Blepharitis is an inflammation of the eyelids causing red, irritated, itchy eyelids and the formation of dandruff-like scales on eyelashes. It is a common eye disorder caused by either bacterial or a skin condition such as dandruff of the scalp or acne rosacea. It affects people of all ages. Although uncomfortable, in most cases, blepharitis is more of an annoyance than anything. It is not contagious and generally does not cause any serious ocular problems.

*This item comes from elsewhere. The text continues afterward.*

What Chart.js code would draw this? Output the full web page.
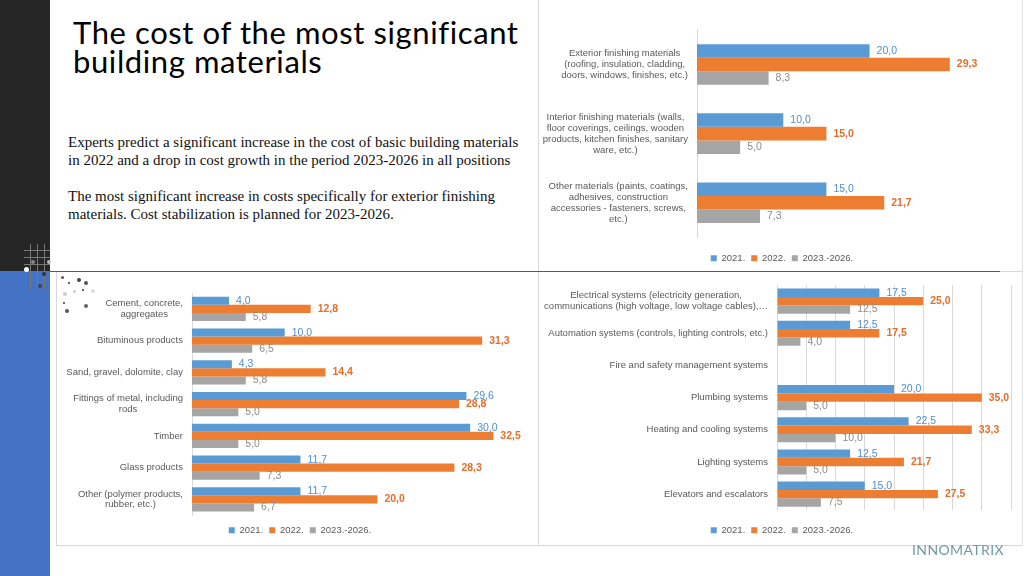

Individuals with blepharitis may experience a gritty or burning sensation in their eyes, excessive tearing, itching, red and swollen eyelids, dry eyes, or crusting of the eyelids. For most people, blepharitis causes only minor irritation and itching. However, in rare cases, it can lead to more severe signs and symptoms such as blurring of vision, missing or misdirected eyelashes, and inflammation of other eye tissue, particularly the cornea.
Blepharitis has two basic forms:
It's common to have a mixture of both anterior and posterior forms of blepharitis at the same time, but in different degrees of severity.
Although eye doctors commonly diagnose blepharitis, it can be difficult to find permanent relief of the symptoms. In most cases, good eyelid hygiene and a regular cleaning routine can control blepharitis. This includes frequent scalp and face washing, using warm compresses to soak the eyelids, and doing daily eyelid scrubs. In cases where a bacterial infection is the cause, various antibiotics and other medications may be prescribed along with eyelid hygiene.
A chalazion is an enlarged oil-producing gland in the eyelid called the meibomian gland. It forms when the gland opening becomes blocked. A chalazion appears as a swollen area or lump on the upper or lower eyelid. It is not caused by an infection but can be the site for infection if not treated appropriately.
What is the difference between a chalazion and a stye?
A chalazion is sometimes confused with a stye, which also appears as a lump on the eyelid. A stye (also referred to as hordeolum)often appears as a red, sore lump near the edge of the eyelid. It is caused by an inflamed or blocked up eyelash follicle. Chalazia tend to develop farther from the edge of the eyelid than styes. In some cases, a stye can develop under the eyelid. In these situations it may be difficult to distinguish between a chalazion and stye, but both conditions are usually treated wit the same general regimen.
How is a Chalazion or Stye treated?
Most chalazia and styes will go away on their own within a couple of weeks. If they are persistent, hot moist compresses and lid scrubs may help to clear the opening of the gland and promote drainage. However, in cases of a chronic Chalazion, they can be removed/drained in a minor in-office procedure.
Ptosis is the term used for the drooping of one or both upper eyelids. Ptosis happens in people of all ages and has several causes but the most common is aging.
Ptosis Symptoms and Signs
The most obvious sign of ptosis is the drooping eyelid. Depending on how severely the lid droops, people with ptosis may notice a decrease in their field of vision. One sign of moderate ptosis is having to raise the eyebrows repeatedly to try to lift the eyelids. In some severe cases, the entire vision from the affected eye can be obscured due to the lid covering the entire pupil. The degree of droopiness varies from one person to the next. If you think you may have ptosis, compare a recent photo of your face with one from 10 or 20 years ago, and you'll likely see a difference in the eyelid skin.
What Causes Ptosis?
One can be born with ptosis (droopy eyelids) which is referred to as congenital ptosis, however, in most cases it is a result of natural aging, injury or can be an after effect of eye surgery. In rare cases ptosis can also be due to weakening or paralysis of the muscles which controls the eyelid.